Work required. Only the number is needed: how many lines of the records include "diagram"?

Extracted records.
☆ ☆ ☆ ☆ ☆ ☆ ☆

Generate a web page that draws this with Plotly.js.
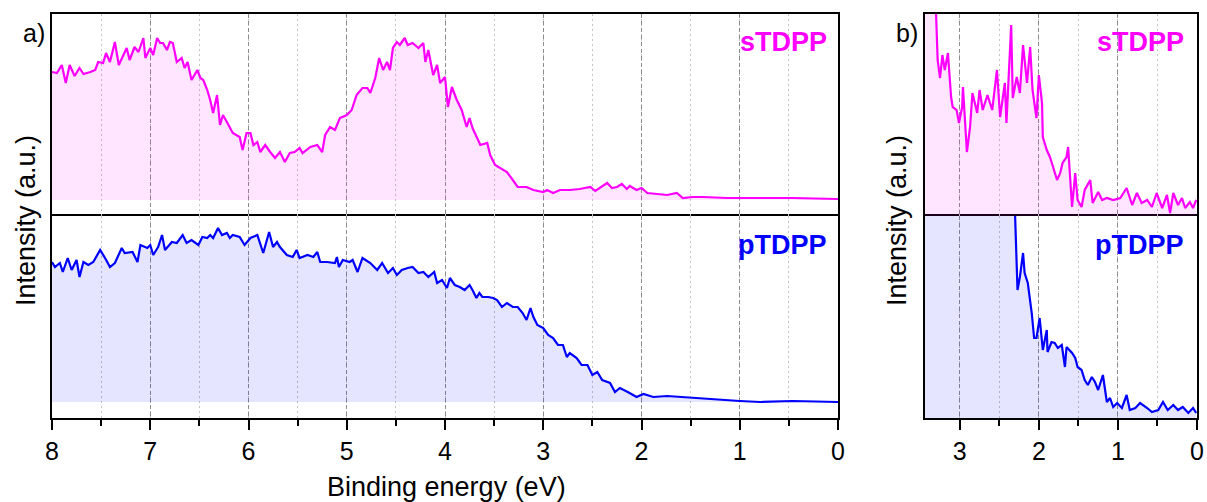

☆ ☆ ☆ ☆ ☆ ☆ ☆

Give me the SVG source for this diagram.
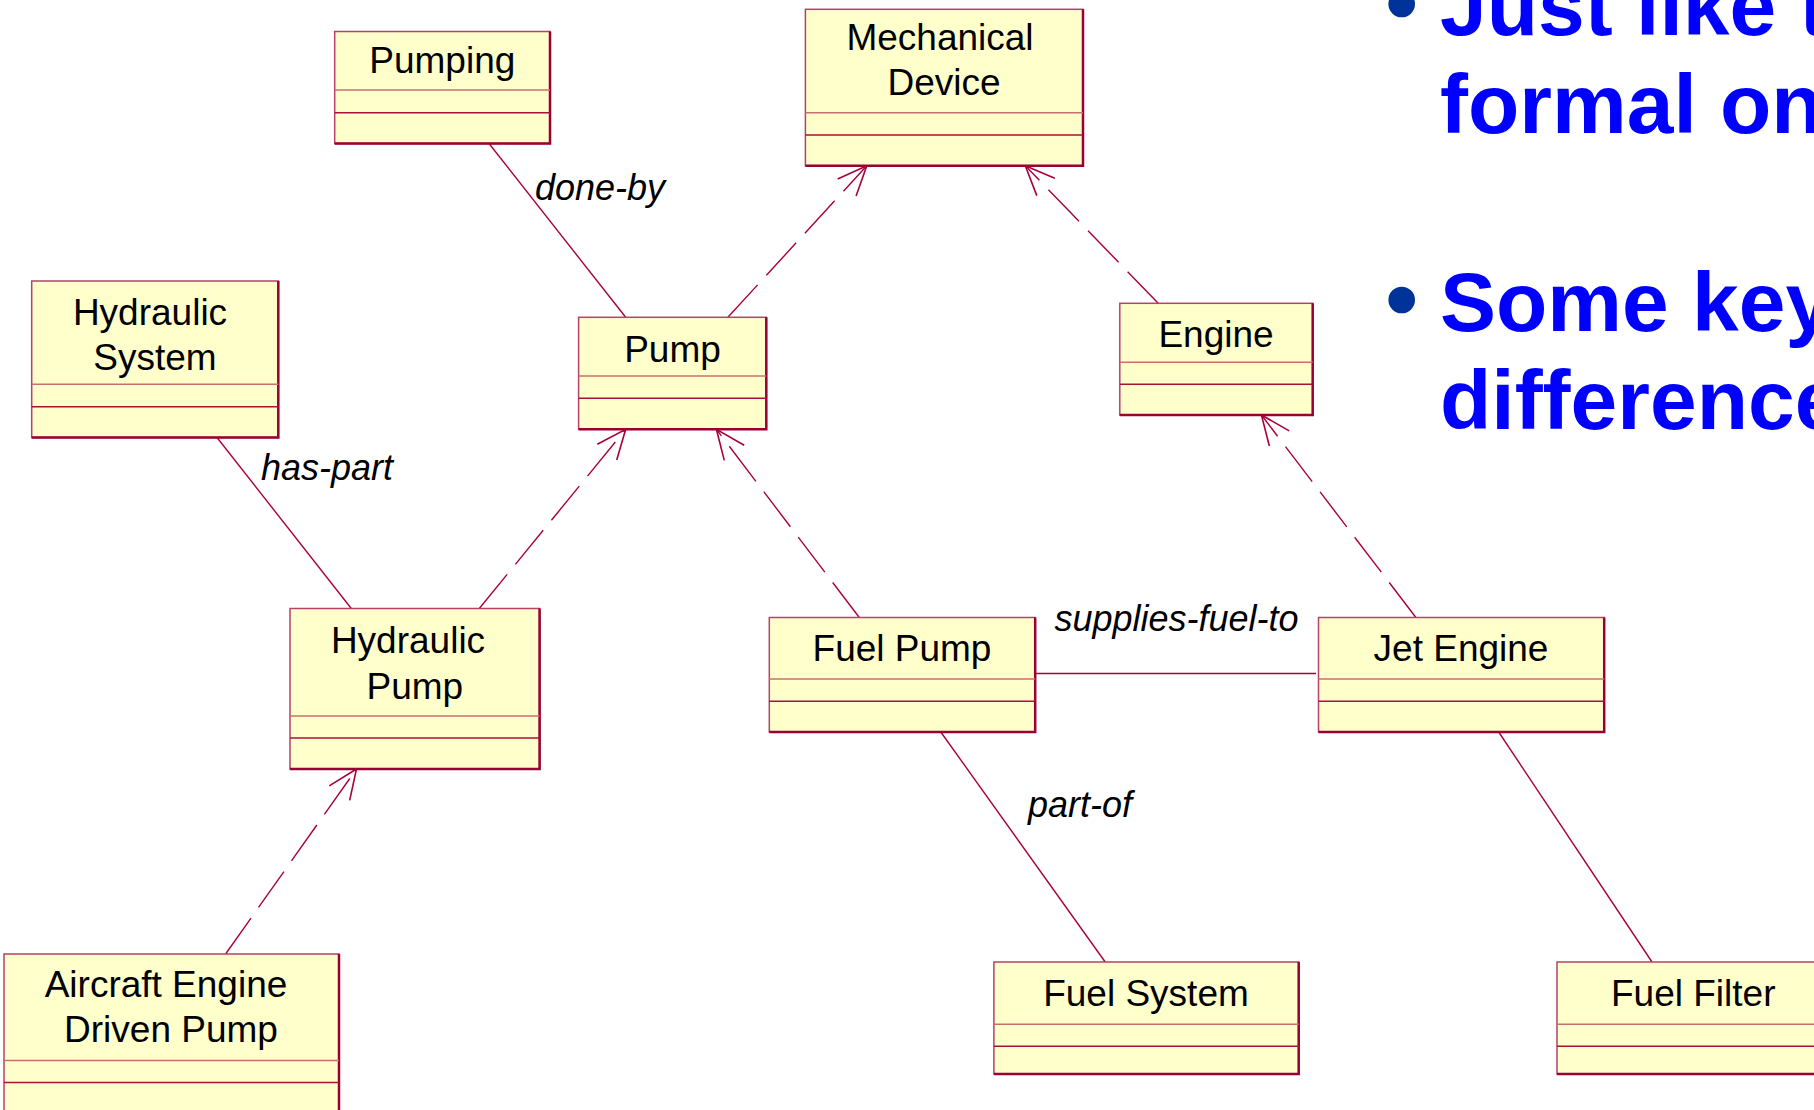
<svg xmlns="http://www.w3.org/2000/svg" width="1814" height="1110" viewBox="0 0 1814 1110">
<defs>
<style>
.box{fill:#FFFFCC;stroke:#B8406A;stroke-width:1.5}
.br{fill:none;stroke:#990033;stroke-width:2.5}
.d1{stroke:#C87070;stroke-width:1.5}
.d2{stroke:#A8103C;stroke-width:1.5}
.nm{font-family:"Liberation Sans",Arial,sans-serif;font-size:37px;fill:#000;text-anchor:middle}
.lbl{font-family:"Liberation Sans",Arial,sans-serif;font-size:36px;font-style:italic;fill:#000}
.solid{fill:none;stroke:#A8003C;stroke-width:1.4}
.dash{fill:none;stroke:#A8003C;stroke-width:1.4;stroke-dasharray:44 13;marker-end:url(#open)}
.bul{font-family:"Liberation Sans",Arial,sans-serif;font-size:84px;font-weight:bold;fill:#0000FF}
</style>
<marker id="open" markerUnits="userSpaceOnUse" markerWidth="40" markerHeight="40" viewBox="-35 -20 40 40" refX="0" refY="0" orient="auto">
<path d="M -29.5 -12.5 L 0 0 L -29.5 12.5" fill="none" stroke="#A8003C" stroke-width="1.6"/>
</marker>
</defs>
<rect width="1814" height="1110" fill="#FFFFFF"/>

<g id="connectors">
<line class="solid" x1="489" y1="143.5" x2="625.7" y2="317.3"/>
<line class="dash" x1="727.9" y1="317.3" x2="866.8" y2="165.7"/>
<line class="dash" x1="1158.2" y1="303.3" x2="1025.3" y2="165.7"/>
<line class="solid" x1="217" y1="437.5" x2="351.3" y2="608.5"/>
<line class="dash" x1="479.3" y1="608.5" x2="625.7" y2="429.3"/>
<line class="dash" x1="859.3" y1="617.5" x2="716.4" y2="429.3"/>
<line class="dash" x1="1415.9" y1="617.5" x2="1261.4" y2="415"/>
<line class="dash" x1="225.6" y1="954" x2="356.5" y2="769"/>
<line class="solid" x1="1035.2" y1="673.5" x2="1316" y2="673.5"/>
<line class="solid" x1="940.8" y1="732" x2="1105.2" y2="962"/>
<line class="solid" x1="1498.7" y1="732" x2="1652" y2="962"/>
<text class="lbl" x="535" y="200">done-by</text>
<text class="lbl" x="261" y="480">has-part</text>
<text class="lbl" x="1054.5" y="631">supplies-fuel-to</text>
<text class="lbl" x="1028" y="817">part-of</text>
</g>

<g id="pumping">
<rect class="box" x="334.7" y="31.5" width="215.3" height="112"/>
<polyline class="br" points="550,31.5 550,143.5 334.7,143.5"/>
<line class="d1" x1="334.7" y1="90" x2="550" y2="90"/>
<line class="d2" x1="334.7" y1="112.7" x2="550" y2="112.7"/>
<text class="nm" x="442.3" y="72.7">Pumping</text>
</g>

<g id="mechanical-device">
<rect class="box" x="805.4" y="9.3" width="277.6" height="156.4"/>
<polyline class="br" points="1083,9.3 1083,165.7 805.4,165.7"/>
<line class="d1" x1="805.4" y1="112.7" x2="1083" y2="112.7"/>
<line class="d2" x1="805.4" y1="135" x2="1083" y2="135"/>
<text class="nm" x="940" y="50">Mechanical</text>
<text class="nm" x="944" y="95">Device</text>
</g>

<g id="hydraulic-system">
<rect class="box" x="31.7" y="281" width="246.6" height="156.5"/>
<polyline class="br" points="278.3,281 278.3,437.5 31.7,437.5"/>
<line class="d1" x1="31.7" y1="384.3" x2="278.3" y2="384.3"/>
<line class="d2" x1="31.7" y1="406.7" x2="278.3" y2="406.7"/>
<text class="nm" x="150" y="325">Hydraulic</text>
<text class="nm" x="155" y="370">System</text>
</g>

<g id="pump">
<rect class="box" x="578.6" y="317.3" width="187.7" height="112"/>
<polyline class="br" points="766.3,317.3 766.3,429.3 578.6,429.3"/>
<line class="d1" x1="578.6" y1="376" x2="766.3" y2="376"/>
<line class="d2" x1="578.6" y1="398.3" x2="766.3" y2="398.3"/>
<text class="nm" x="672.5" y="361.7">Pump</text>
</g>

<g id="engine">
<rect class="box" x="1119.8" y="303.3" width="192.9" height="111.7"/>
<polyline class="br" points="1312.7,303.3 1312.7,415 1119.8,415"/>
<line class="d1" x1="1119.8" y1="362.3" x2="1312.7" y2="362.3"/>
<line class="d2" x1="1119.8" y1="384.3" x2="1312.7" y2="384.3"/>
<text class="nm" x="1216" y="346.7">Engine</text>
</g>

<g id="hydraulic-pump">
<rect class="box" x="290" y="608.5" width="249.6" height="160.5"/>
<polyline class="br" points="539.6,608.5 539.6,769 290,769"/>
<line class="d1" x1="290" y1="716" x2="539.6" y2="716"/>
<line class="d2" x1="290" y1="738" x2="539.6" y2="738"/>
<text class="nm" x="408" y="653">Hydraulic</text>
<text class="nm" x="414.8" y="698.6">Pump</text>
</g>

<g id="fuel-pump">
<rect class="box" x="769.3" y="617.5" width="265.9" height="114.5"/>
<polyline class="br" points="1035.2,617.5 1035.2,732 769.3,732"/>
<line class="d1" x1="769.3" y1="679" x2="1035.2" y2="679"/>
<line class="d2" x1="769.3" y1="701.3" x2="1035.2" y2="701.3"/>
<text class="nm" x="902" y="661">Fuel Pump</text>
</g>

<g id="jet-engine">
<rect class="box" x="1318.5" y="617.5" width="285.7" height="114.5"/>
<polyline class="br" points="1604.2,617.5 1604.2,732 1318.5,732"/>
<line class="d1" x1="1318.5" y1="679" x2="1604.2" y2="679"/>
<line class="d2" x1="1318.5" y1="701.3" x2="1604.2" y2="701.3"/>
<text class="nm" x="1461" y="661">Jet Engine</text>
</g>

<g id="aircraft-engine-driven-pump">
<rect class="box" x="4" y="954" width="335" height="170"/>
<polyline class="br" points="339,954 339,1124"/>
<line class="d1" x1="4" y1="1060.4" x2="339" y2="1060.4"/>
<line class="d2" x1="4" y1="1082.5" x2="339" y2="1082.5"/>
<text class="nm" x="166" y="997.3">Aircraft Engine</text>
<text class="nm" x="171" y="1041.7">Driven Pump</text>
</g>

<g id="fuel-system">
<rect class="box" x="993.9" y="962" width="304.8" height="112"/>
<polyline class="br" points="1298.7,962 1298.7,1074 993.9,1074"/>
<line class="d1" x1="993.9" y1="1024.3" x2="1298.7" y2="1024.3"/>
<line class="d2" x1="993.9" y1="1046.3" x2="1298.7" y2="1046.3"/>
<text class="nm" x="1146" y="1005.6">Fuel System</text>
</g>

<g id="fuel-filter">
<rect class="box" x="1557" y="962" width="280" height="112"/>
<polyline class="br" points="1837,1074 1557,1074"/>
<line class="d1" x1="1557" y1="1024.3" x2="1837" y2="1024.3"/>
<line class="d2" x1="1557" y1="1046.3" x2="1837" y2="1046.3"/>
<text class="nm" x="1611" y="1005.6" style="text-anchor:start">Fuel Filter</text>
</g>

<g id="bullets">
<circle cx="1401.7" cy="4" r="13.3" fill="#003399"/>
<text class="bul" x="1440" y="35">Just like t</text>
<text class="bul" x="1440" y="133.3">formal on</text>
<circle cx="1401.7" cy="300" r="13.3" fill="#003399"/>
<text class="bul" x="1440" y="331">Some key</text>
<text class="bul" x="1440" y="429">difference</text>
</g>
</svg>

☆ ☆ ☆ ☆ ☆ ☆ ☆

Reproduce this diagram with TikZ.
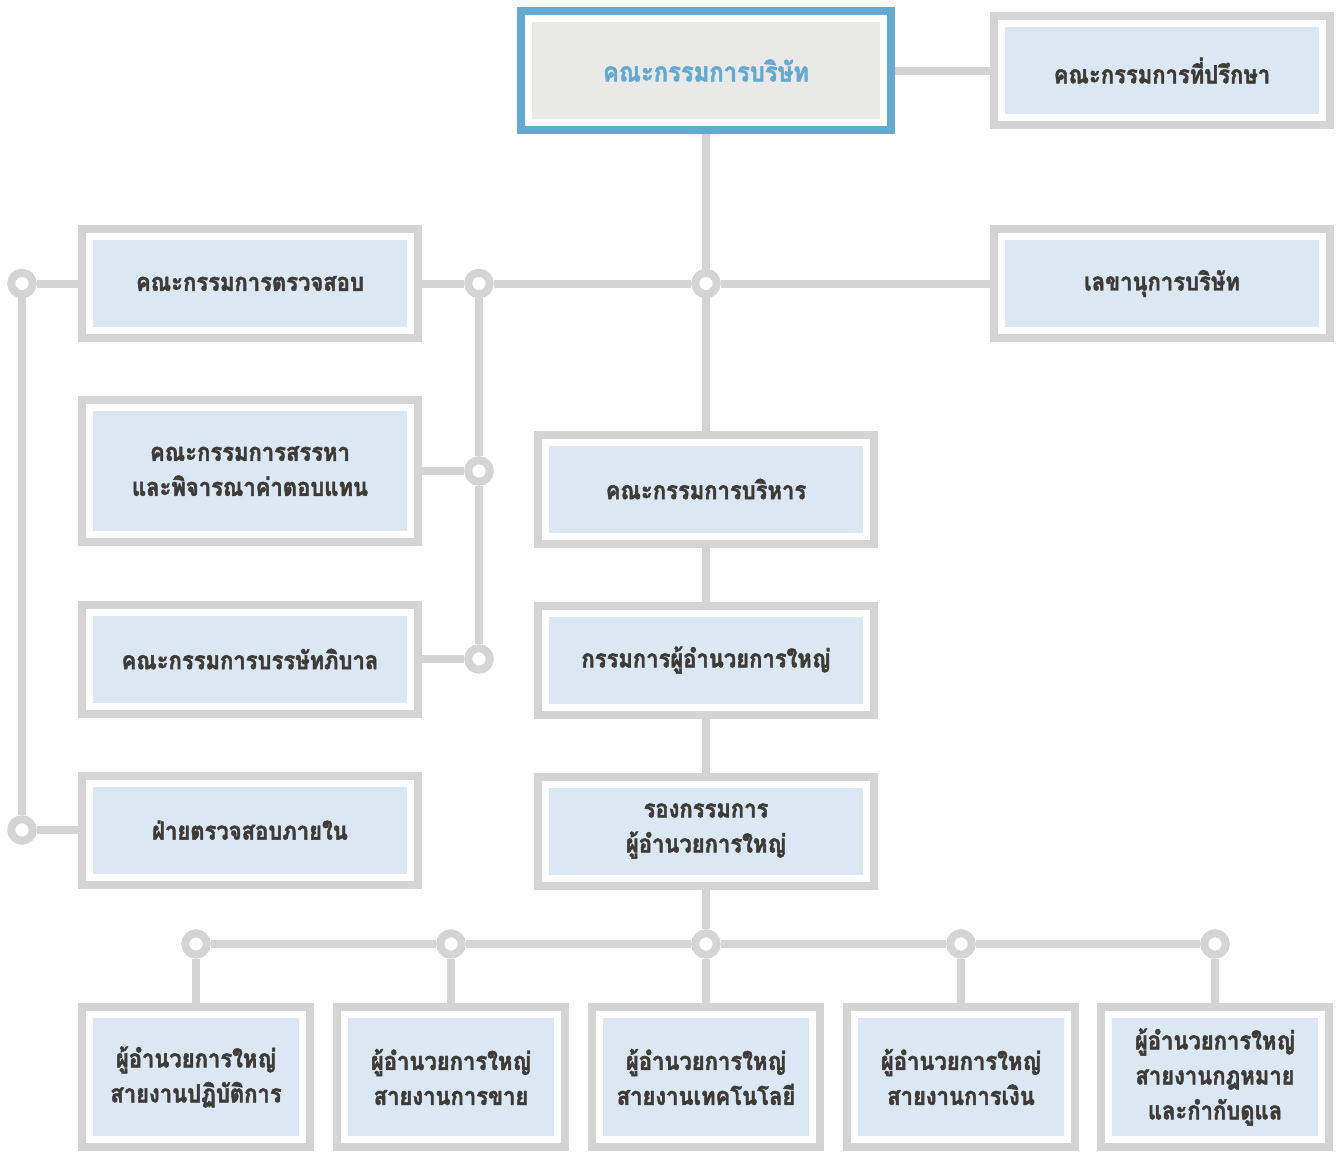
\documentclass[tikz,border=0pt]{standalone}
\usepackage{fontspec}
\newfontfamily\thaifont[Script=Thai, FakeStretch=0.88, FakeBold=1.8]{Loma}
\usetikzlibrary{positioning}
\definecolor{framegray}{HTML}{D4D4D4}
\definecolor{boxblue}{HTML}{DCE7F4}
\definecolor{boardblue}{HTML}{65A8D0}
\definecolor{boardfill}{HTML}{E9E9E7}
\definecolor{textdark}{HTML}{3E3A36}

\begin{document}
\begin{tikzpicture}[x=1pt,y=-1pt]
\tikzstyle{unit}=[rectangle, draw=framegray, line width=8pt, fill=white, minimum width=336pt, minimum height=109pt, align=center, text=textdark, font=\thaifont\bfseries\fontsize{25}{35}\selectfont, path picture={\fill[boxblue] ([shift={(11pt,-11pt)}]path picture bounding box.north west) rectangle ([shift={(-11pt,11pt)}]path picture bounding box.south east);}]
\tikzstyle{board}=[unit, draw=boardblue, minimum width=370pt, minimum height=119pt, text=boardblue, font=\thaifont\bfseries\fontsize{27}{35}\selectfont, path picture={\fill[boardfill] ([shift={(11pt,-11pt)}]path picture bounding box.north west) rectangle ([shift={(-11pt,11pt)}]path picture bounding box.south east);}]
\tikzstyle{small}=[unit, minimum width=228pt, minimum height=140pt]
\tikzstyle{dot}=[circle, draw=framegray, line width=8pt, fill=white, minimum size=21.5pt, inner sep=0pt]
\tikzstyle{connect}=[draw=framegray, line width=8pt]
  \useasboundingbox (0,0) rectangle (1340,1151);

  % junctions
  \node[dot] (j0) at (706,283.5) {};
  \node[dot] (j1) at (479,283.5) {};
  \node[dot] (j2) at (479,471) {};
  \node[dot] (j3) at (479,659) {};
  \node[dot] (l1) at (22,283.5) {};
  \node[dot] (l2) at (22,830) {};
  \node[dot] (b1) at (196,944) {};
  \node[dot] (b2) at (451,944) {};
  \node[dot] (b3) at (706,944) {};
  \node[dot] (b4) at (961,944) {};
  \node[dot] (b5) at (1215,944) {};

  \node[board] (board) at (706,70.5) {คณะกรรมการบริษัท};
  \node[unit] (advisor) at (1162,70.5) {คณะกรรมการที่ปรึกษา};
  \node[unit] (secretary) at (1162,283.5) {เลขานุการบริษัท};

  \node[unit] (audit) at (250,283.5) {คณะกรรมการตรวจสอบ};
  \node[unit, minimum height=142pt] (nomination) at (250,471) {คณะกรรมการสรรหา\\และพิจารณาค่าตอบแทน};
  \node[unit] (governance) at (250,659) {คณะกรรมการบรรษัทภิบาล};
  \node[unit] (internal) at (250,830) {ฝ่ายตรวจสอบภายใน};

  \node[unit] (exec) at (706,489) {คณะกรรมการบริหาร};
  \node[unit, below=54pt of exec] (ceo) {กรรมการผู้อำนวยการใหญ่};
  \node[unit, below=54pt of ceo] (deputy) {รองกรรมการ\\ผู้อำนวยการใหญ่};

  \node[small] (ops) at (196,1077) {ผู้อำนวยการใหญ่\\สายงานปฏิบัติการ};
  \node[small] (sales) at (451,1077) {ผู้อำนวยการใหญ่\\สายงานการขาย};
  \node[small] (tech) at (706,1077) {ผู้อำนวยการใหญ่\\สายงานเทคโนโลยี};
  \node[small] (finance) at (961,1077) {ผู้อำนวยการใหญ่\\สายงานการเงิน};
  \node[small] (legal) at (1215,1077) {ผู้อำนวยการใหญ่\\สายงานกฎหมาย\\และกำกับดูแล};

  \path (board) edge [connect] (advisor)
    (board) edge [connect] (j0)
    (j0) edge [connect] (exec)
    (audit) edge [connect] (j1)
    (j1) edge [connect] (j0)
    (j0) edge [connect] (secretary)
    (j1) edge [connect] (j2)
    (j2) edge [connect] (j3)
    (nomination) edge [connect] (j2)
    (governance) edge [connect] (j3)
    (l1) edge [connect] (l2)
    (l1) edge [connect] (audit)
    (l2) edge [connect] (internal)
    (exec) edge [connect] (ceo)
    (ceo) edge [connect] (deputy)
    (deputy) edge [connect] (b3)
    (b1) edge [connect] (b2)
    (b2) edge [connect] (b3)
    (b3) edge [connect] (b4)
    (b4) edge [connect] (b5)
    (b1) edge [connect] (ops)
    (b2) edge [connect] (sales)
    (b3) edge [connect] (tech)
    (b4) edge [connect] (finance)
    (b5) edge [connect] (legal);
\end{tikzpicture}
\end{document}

☆ ☆ ☆ ☆ ☆ ☆ ☆

Problem solution. 2